Click the container name to access the Container overview page that gives you a more detailed view on the container health. In addition to the CPU and Memory metrics displayed over time, you can also analyze out of memory kills if they were detected.

Similarly to the Host overview page, the Container overview page lists problems and events detected for the container, including the container-dedicated Out of memory kill event.

Container metrics

You can analyze the following CPU and memory related metrics in the Container overview page.

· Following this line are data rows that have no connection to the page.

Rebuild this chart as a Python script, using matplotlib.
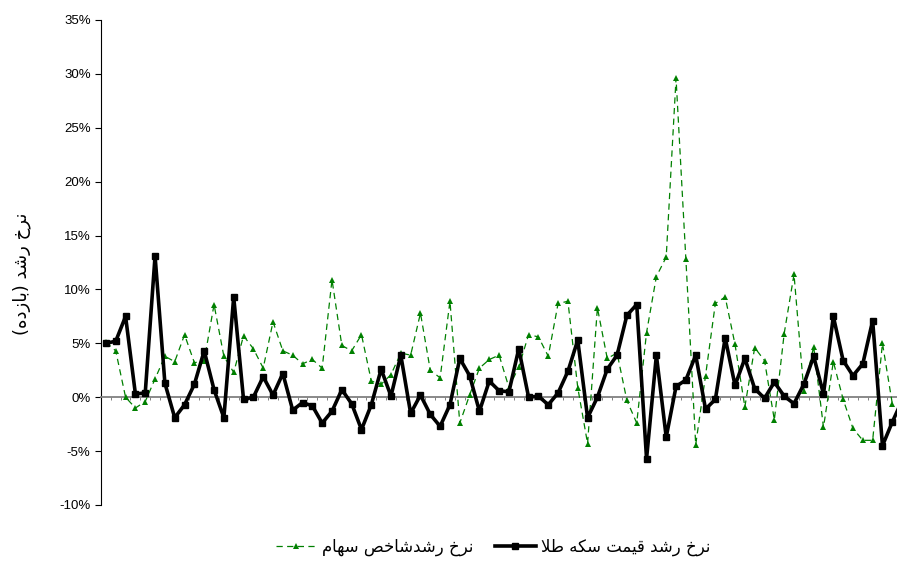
import matplotlib
matplotlib.use("Agg")
import matplotlib.pyplot as plt
import numpy as np

# growth rate of gold coin price (black) and stock index (green), in %
gold_growth = [5.0, 5.2, 7.5, 0.3, 0.4, 13.1, 1.3, -1.9, -0.7, 1.2,
               4.3, 0.7, -1.9, 9.3, -0.2, 0.0, 1.9, 0.2, 2.2, -1.2,
               -0.5, -0.8, -2.4, -1.3, 0.7, -0.6, -3.0, -0.7, 2.6, 0.1,
               3.9, -1.5, 0.2, -1.6, -2.7, -0.7, 3.6, 2.0, -1.3, 1.5,
               0.6, 0.5, 4.5, 0.0, 0.1, -0.7, 0.4, 2.4, 5.3, -1.9,
               0.0, 2.6, 3.9, 7.6, 8.6, -5.7, 3.9, -3.7, 1.0, 1.6,
               3.9, -1.1, -0.2, 5.5, 1.1, 3.6, 0.8, -0.1, 1.4, 0.1,
               -0.6, 1.2, 3.8, 0.3, 7.5, 3.4, 2.0, 3.1, 7.1, -4.5,
               -2.3, -0.3]
stock_growth = [5.1, 4.3, 0.0, -1.0, -0.4, 1.7, 3.8, 3.3, 5.8, 3.2,
                3.4, 8.6, 3.8, 2.3, 5.7, 4.5, 2.7, 7.0, 4.3, 3.9,
                3.1, 3.5, 2.7, 10.9, 4.8, 4.3, 5.8, 1.5, 1.2, 2.1,
                4.1, 3.9, 7.8, 2.5, 1.8, 8.9, -2.4, 0.2, 2.7, 3.5,
                3.9, 0.9, 2.8, 5.8, 5.6, 3.8, 8.7, 8.9, 0.9, -4.3,
                8.3, 3.6, 4.1, -0.3, -2.4, 6.0, 11.2, 13.0, 29.6, 12.8,
                -4.4, 2.0, 8.7, 9.3, 4.9, -0.9, 4.6, 3.4, -2.1, 5.9,
                11.4, 0.6, 4.7, -2.8, 3.3, -0.2, -2.9, -4.0, -4.0, 5.0,
                -0.6]
y_ticks = [-10, -5, 0, 5, 10, 15, 20, 25, 30, 35]

gold_label = "نرخ رشد قیمت سکه طلا"
stock_label = "نرخ رشدشاخص سهام"
y_label = "نرخ رشد (بازده)"

# matplotlib has no arabic shaping, so pick presentation forms by hand
# (isolated, final, initial, medial)
FORMS = {
    "ا": ("\uFE8D", "\uFE8E", None, None),
    "ب": ("\uFE8F", "\uFE90", "\uFE91", "\uFE92"),
    "ت": ("\uFE95", "\uFE96", "\uFE97", "\uFE98"),
    "خ": ("\uFEA5", "\uFEA6", "\uFEA7", "\uFEA8"),
    "د": ("\uFEA9", "\uFEAA", None, None),
    "ر": ("\uFEAD", "\uFEAE", None, None),
    "ز": ("\uFEAF", "\uFEB0", None, None),
    "س": ("\uFEB1", "\uFEB2", "\uFEB3", "\uFEB4"),
    "ش": ("\uFEB5", "\uFEB6", "\uFEB7", "\uFEB8"),
    "ص": ("\uFEB9", "\uFEBA", "\uFEBB", "\uFEBC"),
    "ط": ("\uFEC1", "\uFEC2", "\uFEC3", "\uFEC4"),
    "ق": ("\uFED5", "\uFED6", "\uFED7", "\uFED8"),
    "ک": ("\uFED9", "\uFEDA", "\uFEDB", "\uFEDC"),
    "ل": ("\uFEDD", "\uFEDE", "\uFEDF", "\uFEE0"),
    "م": ("\uFEE1", "\uFEE2", "\uFEE3", "\uFEE4"),
    "ن": ("\uFEE5", "\uFEE6", "\uFEE7", "\uFEE8"),
    "ه": ("\uFEE9", "\uFEEA", "\uFEEB", "\uFEEC"),
    "ی": ("\uFBFC", "\uFBFD", "\uFEF3", "\uFEF4"),
    "لا": ("\uFEFB", "\uFEFC", None, None),
}


def shape(text):
    # split into units, merging lam + alef
    units = []
    i = 0
    while i < len(text):
        if text[i:i + 2] == "لا":
            units.append("لا")
            i += 2
        else:
            units.append(text[i])
            i += 1
    out = []
    for k, u in enumerate(units):
        if u not in FORMS:
            out.append({"(": ")", ")": "("}.get(u, u))
            continue
        prev = units[k - 1] if k > 0 else None
        nxt = units[k + 1] if k + 1 < len(units) else None
        join_prev = prev in FORMS and FORMS[prev][2] is not None
        join_next = nxt in FORMS and FORMS[u][2] is not None
        iso, fin, ini, med = FORMS[u]
        if join_prev and join_next:
            out.append(med)
        elif join_prev:
            out.append(fin)
        elif join_next:
            out.append(ini)
        else:
            out.append(iso)
    return "".join(reversed(out))


plt.rcParams["font.family"] = ["Liberation Sans", "DejaVu Sans"]

fig = plt.figure(figsize=(8.97, 5.65), dpi=100)
ax = fig.add_axes([101 / 897, 1 - 505 / 565, 1 - 101 / 897, 485 / 565])

x_gold = np.arange(len(gold_growth))
x_stock = np.arange(len(stock_growth))

stock_line, = ax.plot(x_stock, stock_growth, color="#008000", lw=0.9,
                      dashes=(5, 3.5), marker="^", markersize=4.2,
                      markeredgewidth=0, markerfacecolor="#008000", zorder=3)
gold_line, = ax.plot(x_gold, gold_growth, color="black", lw=2.6,
                     marker="s", markersize=4.2, markerfacecolor="black",
                     zorder=4)

ax.set_yticks(y_ticks)
ax.set_yticklabels([f"{t}%" for t in y_ticks], fontsize=9.5)
ax.tick_params(axis="y", direction="out", length=4.5, width=0.8, pad=3)

# category axis sits on the zero line
ax.spines["bottom"].set_position(("data", 0))
ax.spines["bottom"].set_color("#808080")
ax.spines["bottom"].set_linewidth(1.3)
ax.spines["top"].set_visible(False)
ax.spines["right"].set_visible(False)
ax.spines["left"].set_linewidth(0.8)
ax.set_xticks(np.arange(-0.5, len(gold_growth), 1))
ax.set_xticklabels([])
ax.tick_params(axis="x", direction="out", length=2.5, width=0.7,
               color="#808080")

# limits after the ticks, so the ticks do not widen the view
ax.set_xlim(-0.5, (897 - 105.9) / 9.83)
ax.set_ylim(-10, 35)

fig.text(22 / 897, 1 - 274 / 565, shape(y_label), rotation=90,
         ha="center", va="center", fontsize=13, family="DejaVu Sans")

leg = fig.legend([stock_line, gold_line],
                 [shape(stock_label), shape(gold_label)],
                 loc="center", bbox_to_anchor=(493 / 897, 1 - 547 / 565),
                 ncol=2, frameon=False, handlelength=2.5, columnspacing=1.3,
                 handletextpad=0.3, prop={"family": "DejaVu Sans", "size": 11.9})

fig.savefig("out.png", dpi=100)
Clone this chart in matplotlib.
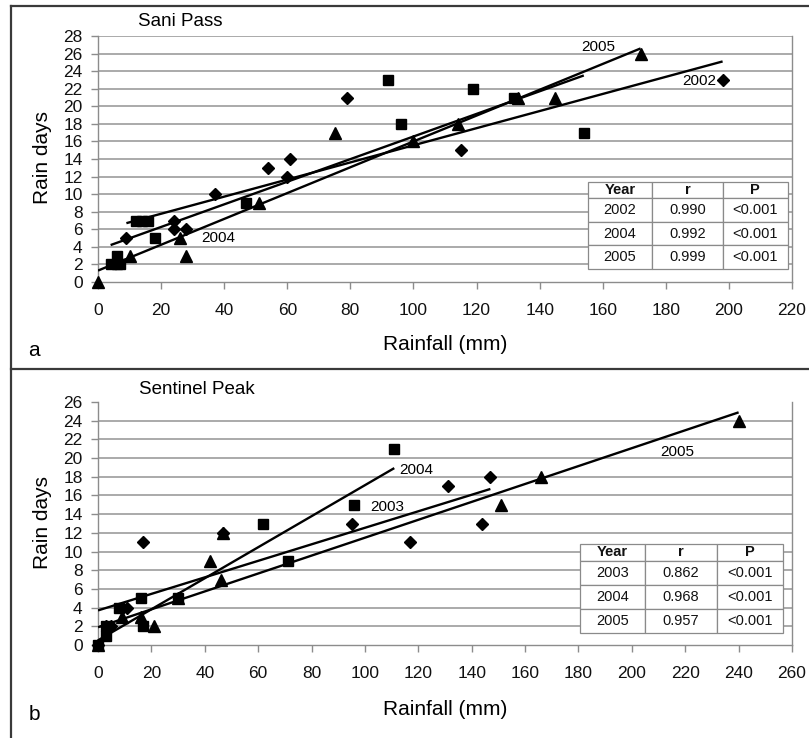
import matplotlib
matplotlib.use('Agg')
import matplotlib.pyplot as plt
from matplotlib.lines import Line2D
import numpy as np

plt.rcParams['font.family'] = ['Liberation Sans', 'DejaVu Sans']

# Sani Pass: rainfall (mm) vs rain days
sani_2002_x = [9, 24, 24, 28, 37, 54, 60, 61, 79, 115, 198]
sani_2002_y = [5, 7, 6, 6, 10, 13, 12, 14, 21, 15, 23]
sani_2004_x = [4, 6, 6, 7, 12, 14, 16, 18, 47, 92, 96, 119, 132, 154]
sani_2004_y = [2, 2, 3, 2, 7, 7, 7, 5, 9, 23, 18, 22, 21, 17]
sani_2005_x = [0, 10, 26, 28, 51, 75, 100, 114, 133, 145, 172]
sani_2005_y = [0, 3, 5, 3, 9, 17, 16, 18, 21, 21, 26]
# trendlines (slope, intercept) for 2002, 2004, 2005
sani_slope = [0.0974, 0.1287, 0.147]
sani_intercept = [5.82, 3.69, 1.3]

# Sentinel Peak
sent_2003_x = [0, 3, 5, 11, 17, 47, 95, 117, 131, 144, 147]
sent_2003_y = [0, 2, 2, 4, 11, 12, 13, 11, 17, 13, 18]
sent_2004_x = [0, 3, 3, 8, 16, 17, 30, 62, 71, 96, 111]
sent_2004_y = [0, 1, 2, 4, 5, 2, 5, 13, 9, 15, 21]
sent_2005_x = [0, 9, 16, 21, 30, 42, 46, 47, 151, 166, 240]
sent_2005_y = [0, 3, 3, 2, 5, 9, 7, 12, 15, 18, 24]
sent_slope = [0.0884, 0.166, 0.0958]
sent_intercept = [3.7, 0.5, 1.9]

# correlation tables
sani_years = ['2002', '2004', '2005']
sani_r = ['0.990', '0.992', '0.999']
sani_p = ['<0.001', '<0.001', '<0.001']
sent_years = ['2003', '2004', '2005']
sent_r = ['0.862', '0.968', '0.957']
sent_p = ['<0.001', '<0.001', '<0.001']

GRID = '#a4a4a4'
SPINE = '#8c8c8c'

fig = plt.figure(figsize=(8.09, 7.38), dpi=100)
W, H = 809, 738


def px_axes(l, t, r, b):
    return fig.add_axes([l / W, 1 - b / H, (r - l) / W, (b - t) / H])


def style_axes(ax, xmax, xstep, ymax, top_grid):
    ax.set_xlim(0, xmax)
    ax.set_ylim(0, ymax)
    ax.set_xticks(np.arange(0, xmax + 1, xstep))
    ax.set_yticks(np.arange(0, ymax + 1, 2))
    grid_levels = np.arange(2, ymax + 1 if top_grid else ymax, 2)
    for g in grid_levels:
        ax.axhline(g, color=GRID, lw=1.3, zorder=1)
    for s in ['top']:
        ax.spines[s].set_visible(False)
    for s in ['left', 'bottom', 'right']:
        ax.spines[s].set_color(SPINE)
        ax.spines[s].set_linewidth(1.0)
    ax.tick_params(axis='both', direction='out', length=5, width=1,
                   color=SPINE, labelsize=12.5, labelcolor='#111111')
    ax.tick_params(axis='y', pad=6)
    ax.tick_params(axis='x', pad=10)


def scatter_sets(ax, sets):
    for x, y, m, ms in sets:
        ax.plot(x, y, linestyle='none', marker=m, ms=ms, color='black',
                clip_on=False, zorder=4)


def trend(ax, xs, slope, intercept):
    x0, x1 = min(xs), max(xs)
    xx = np.array([x0, x1])
    ax.plot(xx, slope * xx + intercept, color='black', lw=1.7,
            solid_capstyle='butt', zorder=3)


def add_table(ax, years, rs, ps, bbox):
    rows = [['Year', 'r', 'P']] + [[y, r, p] for y, r, p in zip(years, rs, ps)]
    tb = ax.table(cellText=rows, cellLoc='center', bbox=bbox, zorder=6)
    tb.auto_set_font_size(False)
    tb.set_fontsize(10.5)
    widths = [0.32, 0.355, 0.325]
    for (i, j), cell in tb.get_celld().items():
        cell.set_width(widths[j])
        cell.set_height(0.7 if i == 0 else 1.0)
        cell.set_edgecolor('#8a8a8a')
        cell.set_linewidth(0.9)
        cell.set_facecolor('white')
        cell.get_text().set_color('#111111')
        if i == 0:
            cell.get_text().set_fontweight('bold')
    return tb


# ---- panel a: Sani Pass ----
ax1 = px_axes(98, 36, 792, 282)
style_axes(ax1, 220, 20, 28, top_grid=True)
for xs, s, c in zip([sani_2002_x, sani_2004_x, sani_2005_x], sani_slope, sani_intercept):
    trend(ax1, xs, s, c)
scatter_sets(ax1, [(sani_2002_x, sani_2002_y, 'D', 6),
                   (sani_2004_x, sani_2004_y, 's', 7),
                   (sani_2005_x, sani_2005_y, '^', 8)])
ax1.text(158.5, 26.7, '2005', fontsize=11, ha='center', va='center', zorder=5)
ax1.text(196, 22.9, '2002', fontsize=11, ha='right', va='center', zorder=5)
ax1.text(38, 5.0, '2004', fontsize=11, ha='center', va='center', zorder=5)
add_table(ax1, sani_years, sani_r, sani_p, [0.706, 0.053, 0.288, 0.354])
ax1.set_xlabel('Rainfall (mm)', fontsize=15)
ax1.xaxis.set_label_coords(0.5, -0.215)
ax1.set_ylabel('Rain days', fontsize=15)
ax1.yaxis.set_label_coords(-0.066, 0.505)

# ---- panel b: Sentinel Peak ----
ax2 = px_axes(98, 402, 792, 645)
style_axes(ax2, 260, 20, 26, top_grid=False)
for xs, s, c in zip([sent_2003_x, sent_2004_x, sent_2005_x], sent_slope, sent_intercept):
    trend(ax2, xs, s, c)
scatter_sets(ax2, [(sent_2003_x, sent_2003_y, 'D', 6),
                   (sent_2004_x, sent_2004_y, 's', 7),
                   (sent_2005_x, sent_2005_y, '^', 8)])
ax2.text(113, 18.7, '2004', fontsize=11, ha='left', va='center', zorder=5)
ax2.text(102, 14.8, '2003', fontsize=11, ha='left', va='center', zorder=5)
ax2.text(217, 20.6, '2005', fontsize=11, ha='center', va='center', zorder=5)
add_table(ax2, sent_years, sent_r, sent_p, [0.6945, 0.049, 0.2925, 0.367])
ax2.set_xlabel('Rainfall (mm)', fontsize=15)
ax2.xaxis.set_label_coords(0.5, -0.226)
ax2.set_ylabel('Rain days', fontsize=15)
ax2.yaxis.set_label_coords(-0.066, 0.506)

# panel titles and letters
fig.text(180 / W, 1 - 22 / H, 'Sani Pass', fontsize=13.5, ha='center', va='center')
fig.text(197 / W, 1 - 389 / H, 'Sentinel Peak', fontsize=13.5, ha='center', va='center')
fig.text(34 / W, 1 - 350 / H, 'a', fontsize=15, ha='center', va='center')
fig.text(34 / W, 1 - 715 / H, 'b', fontsize=15, ha='center', va='center')

# panel frames
frame = '#3a3a3a'
for xs, ys in [([11, W], [6, 6]), ([11, W], [369, 369]), ([11, 11], [6, H])]:
    fig.add_artist(Line2D([x / W for x in xs], [1 - y / H for y in ys],
                          color=frame, lw=1.6))

fig.savefig('out.png', dpi=100)
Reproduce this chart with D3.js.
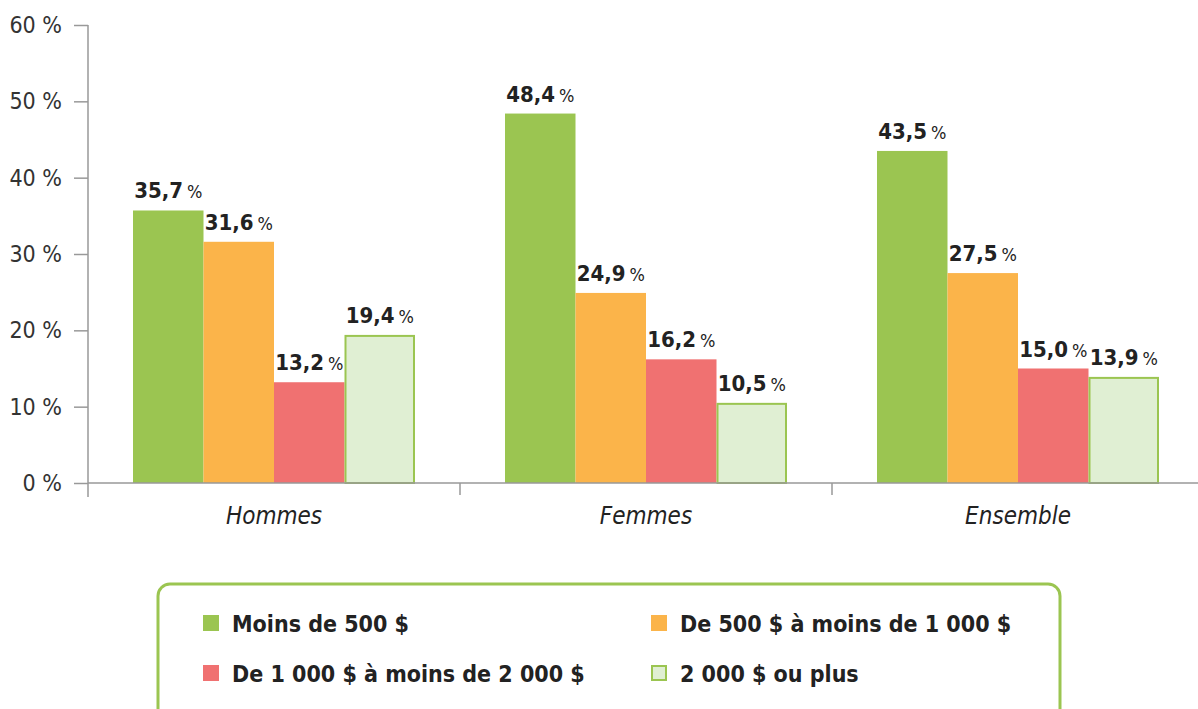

Metric name Description Unit
CPU limit CPU limit per container in millicores. MilliCores
CPU logical cores Number of logical cores of the system. Count
CPU shares Number of CPU shares allocated per container. Count
CPU throttled time CPU throttled time per container in nanoseconds per minute. NanoSecondPerMinute
CPU usage % of limit CPU usage per container in percent relative to a cpu limit. If no cpu limit is set, the number of logical cores is used. Percent
CPU usage system time Used system time per container in nanoseconds per minute. NanoSecondPerMinute
CPU usage time Sum of used system and user time per container in nanoseconds per minute. NanoSecondPerMinute
CPU usage user time Used user time per container in nanoseconds per minute. NanoSecondPerMinute
CPU usage mCores CPU usage per container in millicores. MilliCores
Memory cache Current memory page cache per container in bytes. Byte
Memory limit Memory limits per container in bytes. Not set if no limit is available. Byte
Memory limit % Memory limits per container in percent relative to total physical memory. Not set if no limit is available. Percent
Out of memory kills Number of container kills due to out of memory. Count
Memory physical total Total physical memory available on the system in bytes. Byte
Memory resident set Current resident size (RSS + Swap) per container in bytes. Byte
Memory usage % of limit Memory usage per container in percent relative to limit. If no limit is set, total physical memory is used. Percent

Kubernetes and Cloud Foundry container data

You must enable Cloud application and workload detection to collect Kubernetes and Cloud Foundry container data. From the navigation menu, select Settings > Processes and containers > Process group detection, expand Cloud application and workload detection, and turn on Enable cloud application and workload detection.

Note: For Kubernetes and Openshift, the pause containers are not reported.